● AIM
Reproduce exactly the lines below, from the first one through the line containing "(0,0) rectangle (709,501);", and omit any pictures.

● INFORMATION SHOWN
START

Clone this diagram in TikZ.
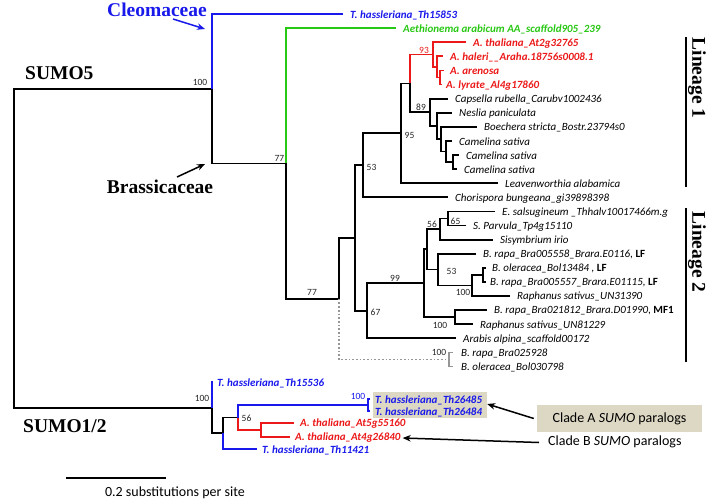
\documentclass[tikz,border=0pt]{standalone}
\usepackage{fontspec}
\setmainfont{Carlito}
\newfontfamily\serifb{Liberation Serif}
\usetikzlibrary{arrows.meta}
\definecolor{myblue}{RGB}{25,25,235}
\definecolor{myred}{RGB}{235,25,25}
\definecolor{mygreen}{RGB}{40,200,20}
\definecolor{mygrey}{RGB}{150,150,150}
\definecolor{boxc}{RGB}{221,216,196}
\begin{document}
\begin{tikzpicture}[x=1pt,y=-1pt,
  br/.style={line width=1.8pt, line join=miter},
  bb/.style={br, myblue},
  rr/.style={br, myred},
  gg/.style={br, mygreen},
  dotg/.style={line width=1.7pt, mygrey, dash pattern=on 1.7pt off 2pt},
  greyb/.style={line width=1.6pt, mygrey, line join=miter},
  lab/.style={anchor=west, inner sep=0pt, font=\fontsize{11}{12}\selectfont\itshape},
  blab/.style={lab, text=myblue, font=\fontsize{11}{12}\selectfont\itshape\bfseries},
  rlab/.style={lab, text=myred, font=\fontsize{11}{12}\selectfont\itshape\bfseries},
  glab/.style={lab, text=mygreen, font=\fontsize{11}{12}\selectfont\itshape\bfseries},
  sup/.style={inner sep=0.5pt, font=\fontsize{9.5}{11}\selectfont, text=black!85},
  big/.style={inner sep=0pt, font=\fontsize{19.5}{22}\selectfont\serifb\bfseries},
  arr/.style={line width=1.5pt, -{Stealth[length=8pt,width=6.5pt]}},
  bar/.style={line width=1.6pt}
]
\useasboundingbox (0,0) rectangle (709,501);

% ---------- leaves (line ends) ----------
\coordinate (l0) at (343,14);
\coordinate (l1) at (396,28.1);
\coordinate (l2) at (466,42.2);
\coordinate (l3) at (443,56.3);
\coordinate (l4) at (444,70.4);
\coordinate (l5) at (442,84.5);
\coordinate (l6) at (448,98.6);
\coordinate (l7) at (452,112.7);
\coordinate (l8) at (477,126.8);
\coordinate (l9) at (452,140.9);
\coordinate (l10) at (459,155);
\coordinate (l11) at (457,169.1);
\coordinate (l12) at (498,183.2);
\coordinate (l13) at (448,197.3);
\coordinate (l14) at (495,211.4);
\coordinate (l15) at (466,225.5);
\coordinate (l16) at (493,239.6);
\coordinate (l17) at (476,253.7);
\coordinate (l18) at (486,267.8);
\coordinate (l19) at (486,281.9);
\coordinate (l20) at (510,296);
\coordinate (l21) at (487,310.1);
\coordinate (l22) at (473,324.2);
\coordinate (l23) at (456,338.3);
\coordinate (l24) at (453,352.4);
\coordinate (l25) at (453,366.5);
% ---------- internal nodes ----------
\coordinate (Z) at (440,77.45);
\coordinate (Y) at (437,66.9);
\coordinate (X) at (433,54.55);
\coordinate (Nc2) at (453,162.05);
\coordinate (Nc) at (446,151.5);
\coordinate (Nb) at (441,139.15);
\coordinate (Nn) at (437,125.9);
\coordinate (N89) at (430,112.25);
\coordinate (NR) at (410,83.4);
\coordinate (N95) at (401,133.3);
\coordinate (N53) at (363,165.3);
\coordinate (N65) at (448,218.45);
\coordinate (N56) at (440,229);
\coordinate (NBo) at (483,274.85);
\coordinate (N100b) at (472,285.4);
\coordinate (N53b) at (438,269.55);
\coordinate (Nq) at (427,249.3);
\coordinate (N100d) at (455,317.15);
\coordinate (N99) at (424,283.2);
\coordinate (N67) at (367,310.75);
\coordinate (NL) at (355,238);
\coordinate (Ng) at (449,359.45);
\coordinate (N77b) at (339,298.7);
\coordinate (B) at (286,163.4);
\coordinate (S5) at (212,88.7);
% bottom
\coordinate (b0) at (213,382);
\coordinate (b1) at (370,399);
\coordinate (b2) at (370,411);
\coordinate (Nblue) at (368,405);
\coordinate (b3) at (294,423);
\coordinate (b4) at (290,437);
\coordinate (Nred) at (261,430);
\coordinate (N56b) at (238,417.5);
\coordinate (b5) at (257,449);
\coordinate (N223) at (223,433.25);
\coordinate (S12) at (212,407.6);
\coordinate (rt) at (14,248.2);

% ---------- branches ----------
\draw[br] (rt) |- (S5);
\draw[br] (rt) |- (S12);
\draw[bb] (S5) |- (l0);
\draw[br] (S5) |- (B);
\draw[gg] (B) |- (l1);
\draw[br] (B) |- (N77b);
\draw[br] (N77b) |- (NL);
\draw[dotg] (N77b) |- (Ng);
\draw[greyb] (Ng) |- (l24);
\draw[greyb] (Ng) |- (l25);
\draw[br] (NL) |- (N53);
\draw[br] (NL) |- (N67);
\draw[br] (N53) |- (N95);
\draw[br] (N53) |- (l13);
\draw[br] (N95) |- (NR);
\draw[br] (N95) |- (l12);
\draw[rr] (NR) |- (X);
\draw[br] (NR) |- (N89);
\draw[rr] (X) |- (l2);
\draw[rr] (X) |- (Y);
\draw[rr] (Y) |- (l3);
\draw[rr] (Y) |- (Z);
\draw[rr] (Z) |- (l4);
\draw[rr] (Z) |- (l5);
\draw[br] (N89) |- (l6);
\draw[br] (N89) |- (Nn);
\draw[br] (Nn) |- (l7);
\draw[br] (Nn) |- (Nb);
\draw[br] (Nb) |- (l8);
\draw[br] (Nb) |- (Nc);
\draw[br] (Nc) |- (l9);
\draw[br] (Nc) |- (Nc2);
\draw[br] (Nc2) |- (l10);
\draw[br] (Nc2) |- (l11);
\draw[br] (N67) |- (N99);
\draw[br] (N67) |- (l23);
\draw[br] (N99) |- (Nq);
\draw[br] (N99) |- (N100d);
\draw[br] (Nq) |- (N56);
\draw[br] (Nq) |- (N53b);
\draw[br] (N56) |- (N65);
\draw[br] (N56) |- (l16);
\draw[br] (N65) |- (l14);
\draw[br] (N65) |- (l15);
\draw[br] (N53b) |- (l17);
\draw[br] (N53b) |- (N100b);
\draw[br] (N100b) |- (NBo);
\draw[br] (N100b) |- (l20);
\draw[br] (NBo) |- (l18);
\draw[br] (NBo) |- (l19);
\draw[br] (N100d) |- (l21);
\draw[br] (N100d) |- (l22);
% bottom clade
\draw[bb] (S12) |- (b0);
\draw[br] (S12) |- (N223);
\draw[br] (N223) |- (N56b);
\draw[bb] (N223) |- (b5);
\draw[bb] (N56b) |- (Nblue);
\draw[rr] (N56b) |- (Nred);
\draw[bb] (Nblue) |- (b1);
\draw[bb] (Nblue) |- (b2);
\draw[rr] (Nred) |- (b3);
\draw[rr] (Nred) |- (b4);

% ---------- leaf labels ----------
\node[blab] (t0) at (350,15) {T. hassleriana\_Th15853};
\node[glab] (t1) at (403,29.1) {Aethionema arabicum AA\_scaffold905\_239};
\node[rlab] (t2) at (473,43.2) {A. thaliana\_At2g32765};
\node[rlab] (t3) at (450,57.3) {A. haleri\_\_Araha.18756s0008.1};
\node[rlab] (t4) at (450,71.4) {A. arenosa};
\node[rlab] (t5) at (446,85.5) {A. lyrate\_Al4g17860};
\node[lab] (t6) at (455,99.6) {Capsella rubella\_Carubv1002436};
\node[lab] (t7) at (459,113.7) {Neslia paniculata};
\node[lab] (t8) at (484,127.8) {Boechera stricta\_Bostr.23794s0};
\node[lab] (t9) at (459,141.9) {Camelina sativa};
\node[lab] (t10) at (466,156) {Camelina sativa};
\node[lab] (t11) at (464,170.1) {Camelina sativa};
\node[lab] (t12) at (505,184.2) {Leavenworthia alabamica};
\node[lab] (t13) at (455,198.3) {Chorispora bungeana\_gi39898398};
\node[lab] (t14) at (502,212.4) {E. salsugineum \_Thhalv10017466m.g};
\node[lab] (t15) at (473,226.5) {S. Parvula\_Tp4g15110};
\node[lab] (t16) at (500,240.6) {Sisymbrium irio};
\node[lab] (t17) at (483,254.7) {B. rapa\_Bra005558\_Brara.E0116, \upshape\bfseries LF};
\node[lab] (t18) at (492,268.8) {B. oleracea\_Bol13484 , \upshape\bfseries LF};
\node[lab] (t19) at (490,282.9) {B. rapa\_Bra005557\_Brara.E01115, \upshape\bfseries LF};
\node[lab] (t20) at (517,297) {Raphanus sativus\_UN31390};
\node[lab] (t21) at (494,311.1) {B. rapa\_Bra021812\_Brara.D01990, \upshape\bfseries MF1};
\node[lab] (t22) at (480,325.2) {Raphanus sativus\_UN81229};
\node[lab] (t23) at (463,339.3) {Arabis alpina\_scaffold00172};
\node[lab] (t24) at (461,353.4) {B. rapa\_Bra025928};
\node[lab] (t25) at (461,367.5) {B. oleracea\_Bol030798};

% bottom labels
\node[fill=boxc, minimum width=114pt, minimum height=26pt, inner sep=0pt] (thbox) at (430,405) {};
\node[blab] (tb0) at (217,383) {T. hassleriana\_Th15536};
\node[blab] (tb1) at (375,400) {T. hassleriana\_Th26485};
\node[blab] (tb2) at (375,412) {T. hassleriana\_Th26484};
\node[rlab] (tb3) at (300,424) {A. thaliana\_At5g55160};
\node[rlab] (tb4) at (295,438) {A. thaliana\_At4g26840};
\node[blab] (tb5) at (262,450) {T. hassleriana\_Th11421};

% ---------- support values ----------
\node[sup] (s1) at (200,82) {100};
\node[sup, anchor=south east] (s2) at (285,162) {77};
\node[sup] (s3) at (312,292) {77};
\node[sup, anchor=west] (s4) at (366,167.5) {53};
\node[sup, anchor=west] (s5) at (404,135.5) {95};
\node[sup, anchor=south, text=myred] (s6) at (424,54) {93};
\node[sup, anchor=south] (s7) at (421,111.5) {89};
\node[sup, anchor=south] (s8) at (432,228) {56};
\node[sup, anchor=south west] (s9) at (450,225) {65};
\node[sup, anchor=south] (s10) at (395,282.5) {99};
\node[sup, anchor=west] (s11) at (446,271) {53};
\node[sup, anchor=east] (s12) at (471,292) {100};
\node[sup, anchor=west] (s13) at (370,312.5) {67};
\node[sup] (s14) at (440,325) {100};
\node[sup] (s15) at (439,352) {100};
\node[sup] (s16) at (202,398) {100};
\node[sup, text=myblue] (s17) at (358,396) {100};
\node[sup, anchor=west] (s18) at (241,418) {56};

% ---------- group labels ----------
\node[big, text=myblue, anchor=east] (cleo) at (207,10) {Cleomaceae};
\coordinate (cleoS) at (173,19);
\coordinate (cleoT) at (205,29);
\draw[arr, myblue] (cleoS) -- (cleoT);
\node[big, anchor=west] (sumo5) at (25,73) {SUMO5};
\node[big] (brass) at (160,187) {Brassicaceae};
\coordinate (brS) at (177,177);
\coordinate (brT) at (205,164);
\draw[arr] (brS) -- (brT);
\node[big, anchor=west] (sumo12) at (23,426) {SUMO1/2};

\coordinate (L1a) at (686,37);
\coordinate (L1b) at (686,187);
\draw[bar] (L1a) -- (L1b);
\node[big, rotate=-90] (lin1) at (697,78) {Lineage 1};
\coordinate (L2a) at (686,208);
\coordinate (L2b) at (686,362);
\draw[bar] (L2a) -- (L2b);
\node[big, rotate=-90] (lin2) at (697,252) {Lineage 2};

% clade boxes
\node[fill=boxc, minimum width=165pt, minimum height=27pt, inner sep=0pt, font=\fontsize{14}{16}\selectfont] (cladeA) at (619.5,418.5) {Clade A \textit{SUMO} paralogs};
\node[inner sep=0pt, anchor=west, font=\fontsize{14}{16}\selectfont] (cladeB) at (548,442) {Clade B \textit{SUMO} paralogs};
\draw[arr] ([xshift=-3pt]cladeA.west) -- ([yshift=1pt]thbox.east);
\draw[arr] ([xshift=-9pt,yshift=-0.5pt]cladeB.west) -- ([xshift=2pt]tb4.east);

% scale bar
\coordinate (sc1) at (66,478);
\coordinate (sc2) at (166,478);
\draw[bar, line width=1.5pt] (sc1) -- (sc2);
\node[inner sep=0pt, font=\fontsize{14}{16}\selectfont] (sclab) at (175,493) {0.2 substitutions per site};
\end{tikzpicture}
\end{document}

END

● RESULT BELOW
Clone this diagram in TikZ.
\documentclass[tikz,border=0pt]{standalone}
\usepackage{fontspec}
\setmainfont{Carlito}
\newfontfamily\serifb{Liberation Serif}
\usetikzlibrary{arrows.meta}
\definecolor{myblue}{RGB}{25,25,235}
\definecolor{myred}{RGB}{235,25,25}
\definecolor{mygreen}{RGB}{40,200,20}
\definecolor{mygrey}{RGB}{150,150,150}
\definecolor{boxc}{RGB}{221,216,196}
\begin{document}
\begin{tikzpicture}[x=1pt,y=-1pt,
  br/.style={line width=1.8pt, line join=miter},
  bb/.style={br, myblue},
  rr/.style={br, myred},
  gg/.style={br, mygreen},
  dotg/.style={line width=1.7pt, mygrey, dash pattern=on 1.7pt off 2pt},
  greyb/.style={line width=1.6pt, mygrey, line join=miter},
  lab/.style={anchor=west, inner sep=0pt, font=\fontsize{11}{12}\selectfont\itshape},
  blab/.style={lab, text=myblue, font=\fontsize{11}{12}\selectfont\itshape\bfseries},
  rlab/.style={lab, text=myred, font=\fontsize{11}{12}\selectfont\itshape\bfseries},
  glab/.style={lab, text=mygreen, font=\fontsize{11}{12}\selectfont\itshape\bfseries},
  sup/.style={inner sep=0.5pt, font=\fontsize{9.5}{11}\selectfont, text=black!85},
  big/.style={inner sep=0pt, font=\fontsize{19.5}{22}\selectfont\serifb\bfseries},
  arr/.style={line width=1.5pt, -{Stealth[length=8pt,width=6.5pt]}},
  bar/.style={line width=1.6pt}
]
\useasboundingbox (0,0) rectangle (709,501);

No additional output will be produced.